1/3 second | f/2.8 | ISO320 | 24mm
icm tree zoom pan effect
1/3 second | f/11 | ISO160 | 33mm

Wiggle, Whip (basically anything goes!)

This technique allows you to just get creative, you can actually do any kind of movement you want, like whipping the camera from a horizontal to vertical position and back again while shooting, or doing wiggles or diagonal movement with your camera for a very ethereal, floaty and abstract result.

In this first image below you can see I've moved on the diagonal to achieve a sweeping feel to the shot.

1/6 second | f/22 | ISO50 | 70mm

Let your imagination go wild (and your shot count)

ICM allows you to be far more expressive and creative than when shooting a traditional landscape scene. I find it quite interesting that when I set up to intentionally shoot ICM, it's often my first shot that I prefer the best, and then it's very hard to replicate as every shot is completely unique and different. A good rule of thumb to work on is keeping 1 in every 50 or 100 shots. At the end of the day, using a digital camera means you can just and keep the keepers and delete everything else!

If the weather gives you lemons, make ICM lemonade!

Sometimes the weather just doesn't give you what you want, you might get a clear sky sunrise or sunset at the beach or a moody morning lacking in colour. That's when your ICM skills need to come out of your back pocket, so you can still get shooting instead of sitting sulking in the car!
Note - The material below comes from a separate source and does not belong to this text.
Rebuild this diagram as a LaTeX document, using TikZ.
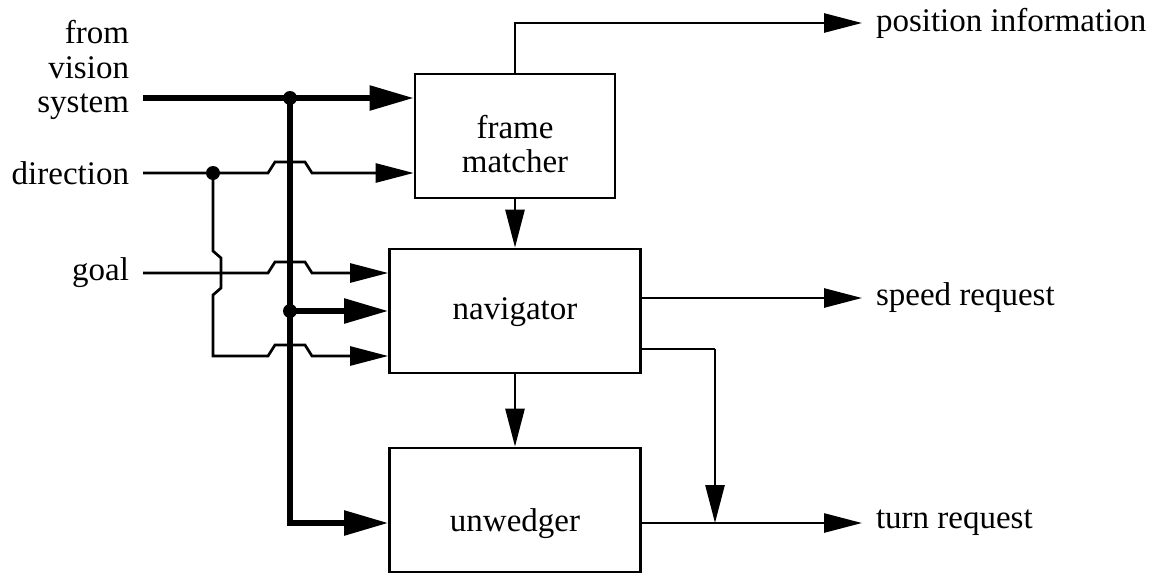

Since ICM is so subjective and expressive, you just might find you walk away with an image you love far more than what you originally set out intending to shoot.

And even if you are out getting the fabulous conditions you dreamed of, it is still worth giving ICM a go at some stage during your shoot to add some interesting variety to your shots! The two images below show the actual landscape scene I was shooting vs the ICM image created at approximately the same time.

Print your favourite ICM

Abstract, ICM images make great fine art prints, so don't let your creativity just sit gathering dust on your hard drive, be sure to print your favourites out to enjoy!